%%

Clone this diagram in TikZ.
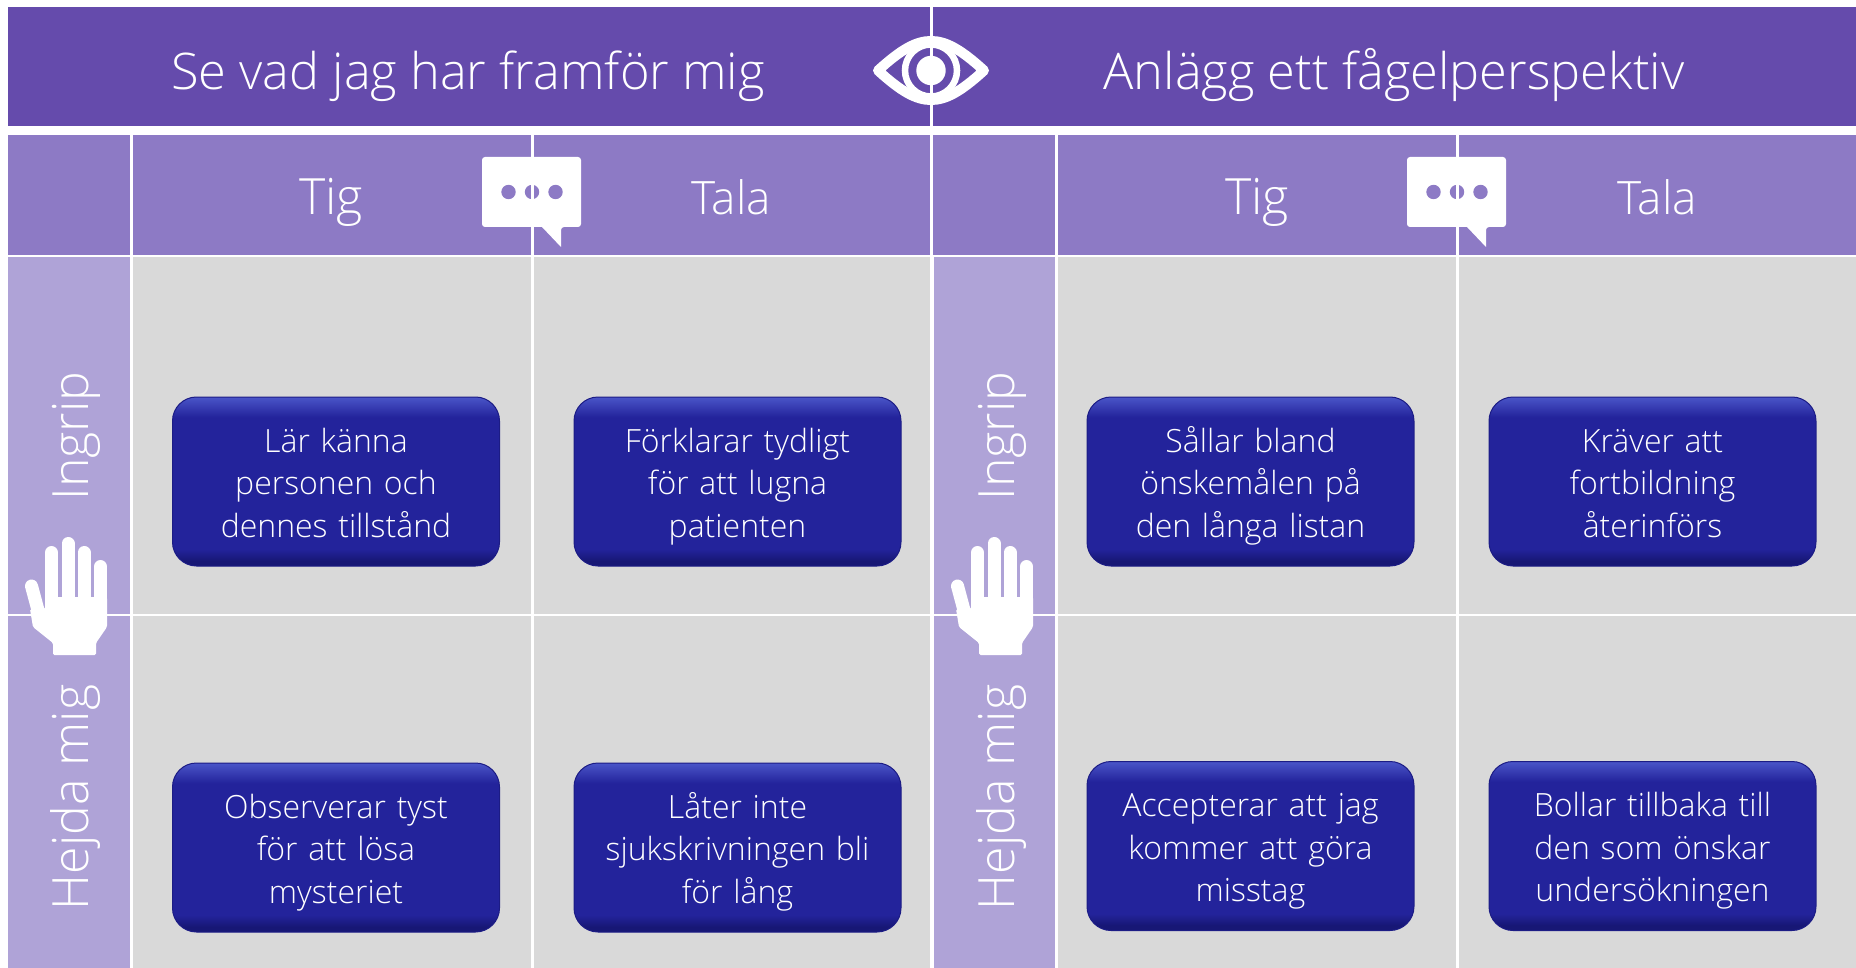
\documentclass[tikz,border=0pt]{standalone}
\usepackage{fontspec}
\setmainfont{Open Sans}[UprightFont={* Light}]
\definecolor{hdr}{HTML}{654BAC}
\definecolor{sub}{HTML}{8D7AC5}
\definecolor{side}{HTML}{AFA3D7}
\definecolor{cell}{HTML}{D9D9D9}
\definecolor{boxmain}{HTML}{23239B}
\definecolor{boxlight}{HTML}{4A55C8}
\definecolor{boxdark}{HTML}{171775}
\definecolor{boxedge}{HTML}{1C1C85}
\pgfdeclareverticalshading{boxshade}{100bp}{color(0bp)=(boxdark); color(25bp)=(boxdark); color(26.5bp)=(boxdark); color(30bp)=(boxmain); color(69bp)=(boxmain); color(75bp)=(boxlight); color(100bp)=(boxlight)}
\newcommand{\threelines}[3]{\rule[-10pt]{0pt}{46.5pt}#1\\#2\\\rule[-10pt]{0pt}{20pt}#3}
\tikzset{
 x=1pt,y=-1pt,
 head/.style={text=white,anchor=base,font=\fontsize{50.5}{50}\selectfont,inner sep=0},
 colhead/.style={text=white,anchor=base,font=\fontsize{#1}{50}\selectfont,inner sep=0},
 sidehead/.style={text=white,rotate=90,anchor=base west,font=\fontsize{50}{50}\selectfont,inner sep=0},
 actor/.style={rounded corners=24pt,shading=boxshade,draw=boxedge,line width=1pt,minimum width=327pt,minimum height=169pt,align=center,text=white,font=\fontsize{32}{42.5}\selectfont,inner sep=0,text width=322pt},
 whiteline/.style={draw=white,line width=3pt},
}
\newcommand{\eyeicon}[2]{%
 \begin{scope}[shift={(#1,#2)}]
  \draw[white,line width=10pt,line join=round,fill=hdr] (-53,0) .. controls (-30,-21) and (-15,-29.5) .. (0,-29.5) .. controls (15,-29.5) and (30,-21) .. (53,0) .. controls (30,21) and (15,29.5) .. (0,29.5) .. controls (-15,29.5) and (-30,21) .. (-53,0) -- cycle;
  \draw[white,line width=6.5pt,fill=hdr] (0,0) circle (26);
 \end{scope}}
\newcommand{\pupilicon}[2]{\fill[white] (#1,#2) circle (14.7);}
\newcommand{\bubbleicon}[2]{%
 \begin{scope}[shift={(#1,#2)}]
  \fill[white,rounded corners=3pt] (-50,-35) -- (49,-35) -- (49,35) -- (29,35) [sharp corners] -- (29,55) -- (10,35) [rounded corners=3pt] -- (-50,35) -- cycle;
  \fill[sub] (-23.5,0) circle (7.2) (0,0) circle (7.2) (23.5,0) circle (7.2);
 \end{scope}}
\newcommand{\handicon}[2]{%
 \begin{scope}[shift={(#1,#2)}]
  \draw[white,line width=13pt,line cap=round] (6.5,49) -- (17,88);
  \draw[white,line width=13pt,line cap=round] (26.5,15.5) -- (26.5,65);
  \draw[white,line width=13pt,line cap=round] (43,6.5) -- (43,65);
  \draw[white,line width=13pt,line cap=round] (59,15.5) -- (59,65);
  \draw[white,line width=13pt,line cap=round] (75.5,29.5) -- (75.5,70);
  \fill[white,rounded corners=1.5pt] (20,60) -- (82,60) -- (82,90) -- (71,106) -- (71,118) -- (28,118) -- (28,106) -- (8,90) -- (5,72) -- (20,72) -- cycle;
 \end{scope}}
\begin{document}
\begin{tikzpicture}
\useasboundingbox (0,0) rectangle (1856,968);
\fill[white] (0,0) rectangle (1856,968);
% header
\fill[hdr] (8,7) rectangle (1856,126);
% subheader
\fill[sub] (8,135) rectangle (1856,255);
% side columns
\fill[side] (8,257) rectangle (130,968);
\fill[side] (934,257) rectangle (1055,968);
% cells
\fill[cell] (133,257) rectangle (932,968);
\fill[cell] (1058,257) rectangle (1856,968);
% icons
\eyeicon{931}{70.5}
\bubbleicon{532}{192}
\bubbleicon{1457}{192}
% grid lines
\draw[white,line width=2.5pt] (8,615) -- (1856,615);
\draw[whiteline] (931.5,7) -- (931.5,968);
\draw[whiteline] (131.5,135) -- (131.5,968);
\draw[whiteline] (1056.5,135) -- (1056.5,968);
\draw[whiteline] (532,135) -- (532,968);
\draw[whiteline] (1457,135) -- (1457,968);
\pupilicon{931}{70.5}
\handicon{25}{537}
\handicon{951}{537}
% headers
\node[head] (h1) at (468,90) {Se vad jag har framför mig};
\node[head] (h2) at (1394,90) {Anlägg ett fågelperspektiv};
\node[colhead=50] (t1) at (331,215) {Tig};
\node[colhead=46] (t2) at (731,215) {Tala};
\node[colhead=50] (t3) at (1257,215) {Tig};
\node[colhead=46] (t4) at (1657,215) {Tala};
\node[sidehead] (s1) at (88,500.5) {Ingrip};
\node[sidehead] (s2) at (88,910.5) {Hejda mig};
\node[sidehead] (s3) at (1014,500.5) {Ingrip};
\node[sidehead] (s4) at (1014,910.5) {Hejda mig};
% actors
\node[actor] (a1) at (336,481.5) {\threelines{Lär känna}{personen och}{dennes tillstånd}};
\node[actor] (a2) at (737.5,481.5) {\threelines{Förklarar tydligt}{för att lugna}{patienten}};
\node[actor] (a3) at (1250.5,481.5) {\threelines{Sållar bland}{önskemålen på}{den långa listan}};
\node[actor] (a4) at (1652.5,481.5) {\threelines{Kräver att}{fortbildning}{återinförs}};
\node[actor] (a5) at (336,847.5) {\threelines{Observerar tyst}{för att lösa}{mysteriet}};
\node[actor] (a6) at (737.5,847.5) {\threelines{Låter inte}{sjukskrivningen bli}{för lång}};
\node[actor] (a7) at (1250.5,846) {\threelines{Accepterar att jag}{kommer att göra}{misstag}};
\node[actor] (a8) at (1652.5,846) {\threelines{Bollar tillbaka till}{den som önskar}{undersökningen}};
\end{tikzpicture}
\end{document}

%%

● Problem description
Restate the full listing verbatim and drop every picture.

● Reply
Clone this diagram in TikZ.
\documentclass[tikz,border=0pt]{standalone}
\usepackage{fontspec}
\setmainfont{Open Sans}[UprightFont={* Light}]
\definecolor{hdr}{HTML}{654BAC}
\definecolor{sub}{HTML}{8D7AC5}
\definecolor{side}{HTML}{AFA3D7}
\definecolor{cell}{HTML}{D9D9D9}
\definecolor{boxmain}{HTML}{23239B}
\definecolor{boxlight}{HTML}{4A55C8}
\definecolor{boxdark}{HTML}{171775}
\definecolor{boxedge}{HTML}{1C1C85}
\pgfdeclareverticalshading{boxshade}{100bp}{color(0bp)=(boxdark); color(25bp)=(boxdark); color(26.5bp)=(boxdark); color(30bp)=(boxmain); color(69bp)=(boxmain); color(75bp)=(boxlight); color(100bp)=(boxlight)}
\newcommand{\threelines}[3]{\rule[-10pt]{0pt}{46.5pt}#1\\#2\\\rule[-10pt]{0pt}{20pt}#3}
\tikzset{
 x=1pt,y=-1pt,
 head/.style={text=white,anchor=base,font=\fontsize{50.5}{50}\selectfont,inner sep=0},
 colhead/.style={text=white,anchor=base,font=\fontsize{#1}{50}\selectfont,inner sep=0},
 sidehead/.style={text=white,rotate=90,anchor=base west,font=\fontsize{50}{50}\selectfont,inner sep=0},
 actor/.style={rounded corners=24pt,shading=boxshade,draw=boxedge,line width=1pt,minimum width=327pt,minimum height=169pt,align=center,text=white,font=\fontsize{32}{42.5}\selectfont,inner sep=0,text width=322pt},
 whiteline/.style={draw=white,line width=3pt},
}
\newcommand{\eyeicon}[2]{%
 \begin{scope}[shift={(#1,#2)}]
  \draw[white,line width=10pt,line join=round,fill=hdr] (-53,0) .. controls (-30,-21) and (-15,-29.5) .. (0,-29.5) .. controls (15,-29.5) and (30,-21) .. (53,0) .. controls (30,21) and (15,29.5) .. (0,29.5) .. controls (-15,29.5) and (-30,21) .. (-53,0) -- cycle;
  \draw[white,line width=6.5pt,fill=hdr] (0,0) circle (26);
 \end{scope}}
\newcommand{\pupilicon}[2]{\fill[white] (#1,#2) circle (14.7);}
\newcommand{\bubbleicon}[2]{%
 \begin{scope}[shift={(#1,#2)}]
  \fill[white,rounded corners=3pt] (-50,-35) -- (49,-35) -- (49,35) -- (29,35) [sharp corners] -- (29,55) -- (10,35) [rounded corners=3pt] -- (-50,35) -- cycle;
  \fill[sub] (-23.5,0) circle (7.2) (0,0) circle (7.2) (23.5,0) circle (7.2);
 \end{scope}}
\newcommand{\handicon}[2]{%
 \begin{scope}[shift={(#1,#2)}]
  \draw[white,line width=13pt,line cap=round] (6.5,49) -- (17,88);
  \draw[white,line width=13pt,line cap=round] (26.5,15.5) -- (26.5,65);
  \draw[white,line width=13pt,line cap=round] (43,6.5) -- (43,65);
  \draw[white,line width=13pt,line cap=round] (59,15.5) -- (59,65);
  \draw[white,line width=13pt,line cap=round] (75.5,29.5) -- (75.5,70);
  \fill[white,rounded corners=1.5pt] (20,60) -- (82,60) -- (82,90) -- (71,106) -- (71,118) -- (28,118) -- (28,106) -- (8,90) -- (5,72) -- (20,72) -- cycle;
 \end{scope}}
\begin{document}
\begin{tikzpicture}
\useasboundingbox (0,0) rectangle (1856,968);
\fill[white] (0,0) rectangle (1856,968);
% header
\fill[hdr] (8,7) rectangle (1856,126);
% subheader
\fill[sub] (8,135) rectangle (1856,255);
% side columns
\fill[side] (8,257) rectangle (130,968);
\fill[side] (934,257) rectangle (1055,968);
% cells
\fill[cell] (133,257) rectangle (932,968);
\fill[cell] (1058,257) rectangle (1856,968);
% icons
\eyeicon{931}{70.5}
\bubbleicon{532}{192}
\bubbleicon{1457}{192}
% grid lines
\draw[white,line width=2.5pt] (8,615) -- (1856,615);
\draw[whiteline] (931.5,7) -- (931.5,968);
\draw[whiteline] (131.5,135) -- (131.5,968);
\draw[whiteline] (1056.5,135) -- (1056.5,968);
\draw[whiteline] (532,135) -- (532,968);
\draw[whiteline] (1457,135) -- (1457,968);
\pupilicon{931}{70.5}
\handicon{25}{537}
\handicon{951}{537}
% headers
\node[head] (h1) at (468,90) {Se vad jag har framför mig};
\node[head] (h2) at (1394,90) {Anlägg ett fågelperspektiv};
\node[colhead=50] (t1) at (331,215) {Tig};
\node[colhead=46] (t2) at (731,215) {Tala};
\node[colhead=50] (t3) at (1257,215) {Tig};
\node[colhead=46] (t4) at (1657,215) {Tala};
\node[sidehead] (s1) at (88,500.5) {Ingrip};
\node[sidehead] (s2) at (88,910.5) {Hejda mig};
\node[sidehead] (s3) at (1014,500.5) {Ingrip};
\node[sidehead] (s4) at (1014,910.5) {Hejda mig};
% actors
\node[actor] (a1) at (336,481.5) {\threelines{Lär känna}{personen och}{dennes tillstånd}};
\node[actor] (a2) at (737.5,481.5) {\threelines{Förklarar tydligt}{för att lugna}{patienten}};
\node[actor] (a3) at (1250.5,481.5) {\threelines{Sållar bland}{önskemålen på}{den långa listan}};
\node[actor] (a4) at (1652.5,481.5) {\threelines{Kräver att}{fortbildning}{återinförs}};
\node[actor] (a5) at (336,847.5) {\threelines{Observerar tyst}{för att lösa}{mysteriet}};
\node[actor] (a6) at (737.5,847.5) {\threelines{Låter inte}{sjukskrivningen bli}{för lång}};
\node[actor] (a7) at (1250.5,846) {\threelines{Accepterar att jag}{kommer att göra}{misstag}};
\node[actor] (a8) at (1652.5,846) {\threelines{Bollar tillbaka till}{den som önskar}{undersökningen}};
\end{tikzpicture}
\end{document}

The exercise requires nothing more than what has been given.